* GIVEN DATA
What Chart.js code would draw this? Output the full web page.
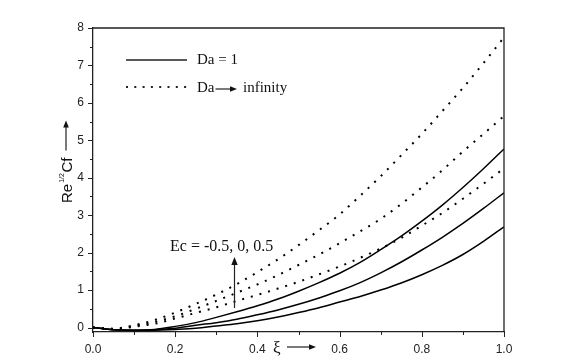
<!DOCTYPE html>
<html>
<head>
<meta charset="utf-8">
<script src="https://cdn.jsdelivr.net/npm/chart.js@4/dist/chart.umd.min.js"></script>
<style>
  html, body { margin: 0; padding: 0; background: #fff; }
</style>
</head>
<body>
<canvas id="cfChart" width="581" height="361"></canvas>
<script>
// xi positions
const xi = [0, 0.05, 0.1, 0.15, 0.2, 0.25, 0.3, 0.35, 0.4, 0.45, 0.5,
            0.55, 0.6, 0.65, 0.7, 0.75, 0.8, 0.85, 0.9, 0.95, 1.0];

// Da = 1 (solid), Ec = -0.5, 0, 0.5
const da1EcNeg = [0, -0.06, -0.08, -0.07, -0.05, -0.02, 0.04, 0.1, 0.18, 0.28, 0.4,
                  0.53, 0.68, 0.83, 1.0, 1.19, 1.41, 1.66, 1.95, 2.3, 2.69];
const da1EcZero = [0, -0.06, -0.07, -0.06, -0.02, 0.06, 0.13, 0.22, 0.34, 0.47, 0.62,
                   0.79, 0.98, 1.2, 1.46, 1.75, 2.07, 2.41, 2.78, 3.18, 3.6];
const da1EcPos = [0, -0.06, -0.07, -0.05, 0.03, 0.13, 0.27, 0.42, 0.58, 0.76, 0.97,
                  1.2, 1.45, 1.74, 2.08, 2.44, 2.84, 3.27, 3.74, 4.24, 4.77];

// Da -> infinity (dotted), Ec = -0.5, 0, 0.5
const daInfEcNeg = [0, -0.05, 0.02, 0.1, 0.24, 0.39, 0.54, 0.71, 0.87, 1.04, 1.22,
                    1.42, 1.63, 1.86, 2.11, 2.39, 2.72, 3.06, 3.44, 3.84, 4.25];
const daInfEcZero = [0, -0.04, 0.04, 0.15, 0.3, 0.5, 0.71, 0.93, 1.15, 1.4, 1.67,
                     1.95, 2.25, 2.57, 2.9, 3.3, 3.74, 4.2, 4.7, 5.17, 5.65];
const daInfEcPos = [0, -0.03, 0.06, 0.2, 0.4, 0.63, 0.88, 1.16, 1.48, 1.82, 2.2,
                    2.6, 3.02, 3.52, 4.04, 4.6, 5.17, 5.78, 6.4, 7.06, 7.75];

const yTicks = [0, 1, 2, 3, 4, 5, 6, 7, 8];
const xTicks = [0.0, 0.2, 0.4, 0.6, 0.8, 1.0];

const toPoints = (vals) => vals.map((v, i) => ({ x: xi[i], y: v }));

const solid = (vals) => ({
  data: toPoints(vals),
  borderColor: '#000',
  borderWidth: 1.5,
  pointRadius: 0,
  cubicInterpolationMode: 'monotone',
  fill: false
});

const dotted = (vals) => ({
  data: toPoints(vals),
  borderColor: '#000',
  borderWidth: 2,
  borderDash: [2, 7],
  pointRadius: 0,
  cubicInterpolationMode: 'monotone',
  fill: false
});

const arrow = (ctx, x1, y1, x2, y2, head) => {
  const a = Math.atan2(y2 - y1, x2 - x1);
  ctx.beginPath();
  ctx.moveTo(x1, y1);
  ctx.lineTo(x2 - Math.cos(a) * head * 0.8, y2 - Math.sin(a) * head * 0.8);
  ctx.stroke();
  ctx.beginPath();
  ctx.moveTo(x2, y2);
  ctx.lineTo(x2 - head * Math.cos(a) + head * 0.4 * Math.sin(a), y2 - head * Math.sin(a) - head * 0.4 * Math.cos(a));
  ctx.lineTo(x2 - head * Math.cos(a) - head * 0.4 * Math.sin(a), y2 - head * Math.sin(a) + head * 0.4 * Math.cos(a));
  ctx.closePath();
  ctx.fill();
};

const decorations = {
  id: 'decorations',
  afterDraw(chart) {
    const { ctx, chartArea: area, scales } = chart;
    const xs = scales.x, ys = scales.y;
    ctx.save();
    ctx.strokeStyle = '#222';
    ctx.fillStyle = '#111';

    // top and right frame
    ctx.lineWidth = 1.3;
    ctx.beginPath();
    ctx.moveTo(area.left, area.top);
    ctx.lineTo(area.right, area.top);
    ctx.lineTo(area.right, area.bottom);
    ctx.stroke();

    // ticks, major and minor
    ctx.lineWidth = 1;
    for (let v = 0; v <= 8.001; v += 0.5) {
      const y = Math.round(ys.getPixelForValue(v)) + 0.5;
      const len = Math.abs(v - Math.round(v)) < 0.01 ? 5 : 3;
      ctx.beginPath();
      ctx.moveTo(area.left - len, y);
      ctx.lineTo(area.left, y);
      ctx.stroke();
    }
    for (let i = 0; i <= 10; i++) {
      const x = Math.round(xs.getPixelForValue(i / 10)) + 0.5;
      const len = i % 2 === 0 ? 5 : 3;
      ctx.beginPath();
      ctx.moveTo(x, area.bottom);
      ctx.lineTo(x, area.bottom + len);
      ctx.stroke();
    }

    // y axis title: Re^{1/2}Cf with arrow
    ctx.save();
    ctx.translate(72, 203);
    ctx.rotate(-Math.PI / 2);
    ctx.textBaseline = 'alphabetic';
    ctx.textAlign = 'left';
    ctx.font = '15px "Liberation Sans", Arial, sans-serif';
    ctx.fillText('Re', 0, 0);
    let off = ctx.measureText('Re').width + 1;
    ctx.font = '7px "Liberation Sans", Arial, sans-serif';
    ctx.fillText('1/2', off, -8);
    off += ctx.measureText('1/2').width + 0.5;
    ctx.font = '15px "Liberation Sans", Arial, sans-serif';
    ctx.fillText('Cf', off, 0);
    off += ctx.measureText('Cf').width;
    ctx.lineWidth = 1.2;
    arrow(ctx, off + 7, -6, off + 37, -6, 7);
    ctx.restore();

    // x axis title: xi with arrow
    ctx.font = '17px "Liberation Serif", "Times New Roman", serif';
    ctx.textAlign = 'left';
    ctx.textBaseline = 'alphabetic';
    ctx.fillText('\u03be', 273, 353);
    ctx.lineWidth = 1.2;
    arrow(ctx, 287, 347, 316, 347, 7);

    // legend
    ctx.font = '15px "Liberation Serif", "Times New Roman", serif';
    ctx.lineWidth = 1.5;
    ctx.beginPath();
    ctx.moveTo(126, 60);
    ctx.lineTo(187, 60);
    ctx.stroke();
    ctx.fillText('Da = 1', 197, 64);
    ctx.lineWidth = 2;
    ctx.setLineDash([2, 6.3]);
    ctx.beginPath();
    ctx.moveTo(126, 87);
    ctx.lineTo(188, 87);
    ctx.stroke();
    ctx.setLineDash([]);
    ctx.fillText('Da', 197, 92);
    const daW = ctx.measureText('Da').width;
    ctx.lineWidth = 1.2;
    arrow(ctx, 197 + daW + 1, 89, 237, 89, 7);
    ctx.fillText('infinity', 243, 92);

    // Ec annotation with arrow
    ctx.font = '16px "Liberation Serif", "Times New Roman", serif';
    ctx.fillText('Ec = -0.5, 0, 0.5', 170, 251);
    ctx.lineWidth = 1.2;
    arrow(ctx, 234.5, 308, 234.5, 257, 8);

    ctx.restore();
  }
};

new Chart(document.getElementById('cfChart'), {
  type: 'line',
  data: {
    datasets: [
      solid(da1EcNeg), solid(da1EcZero), solid(da1EcPos),
      dotted(daInfEcNeg), dotted(daInfEcZero), dotted(daInfEcPos)
    ]
  },
  options: {
    responsive: false,
    animation: false,
    layout: { padding: { left: 0, top: 28, right: 77, bottom: 0 } },
    plugins: {
      legend: { display: false },
      tooltip: { enabled: false }
    },
    scales: {
      x: {
        type: 'linear',
        min: 0,
        max: 1,
        afterFit: (s) => { s.height = 29; },
        afterBuildTicks: (s) => { s.ticks = xTicks.map(v => ({ value: v })); },
        grid: { display: true, drawOnChartArea: false, drawTicks: false },
        border: { display: true, color: '#222', width: 1.3 },
        ticks: {
          padding: 10,
          color: '#222',
          font: { family: '"Liberation Sans", Arial, sans-serif', size: 12 },
          callback: (v) => Number(v).toFixed(1)
        }
      },
      y: {
        min: -0.12,
        max: 8,
        afterFit: (s) => { s.width = 93; },
        afterBuildTicks: (s) => { s.ticks = yTicks.map(v => ({ value: v })); },
        grid: { display: true, drawOnChartArea: false, drawTicks: false },
        border: { display: true, color: '#222', width: 1.3 },
        ticks: {
          padding: 9,
          color: '#222',
          font: { family: '"Liberation Sans", Arial, sans-serif', size: 12 },
          callback: (v) => String(v)
        }
      }
    }
  },
  plugins: [decorations]
});
</script>
</body>
</html>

* THE REQUEST
Exactly as written, please give again the lines from the beginning of the listing through the line containing "0.55, 0.6, 0.65, 0.7, 0.75, 0.8, 0.85, 0.9, 0.95, 1.0];", inclusive, without any pictures.

* COMPLETE ANSWER
What Chart.js code would draw this? Output the full web page.
<!DOCTYPE html>
<html>
<head>
<meta charset="utf-8">
<script src="https://cdn.jsdelivr.net/npm/chart.js@4/dist/chart.umd.min.js"></script>
<style>
  html, body { margin: 0; padding: 0; background: #fff; }
</style>
</head>
<body>
<canvas id="cfChart" width="581" height="361"></canvas>
<script>
// xi positions
const xi = [0, 0.05, 0.1, 0.15, 0.2, 0.25, 0.3, 0.35, 0.4, 0.45, 0.5,
            0.55, 0.6, 0.65, 0.7, 0.75, 0.8, 0.85, 0.9, 0.95, 1.0];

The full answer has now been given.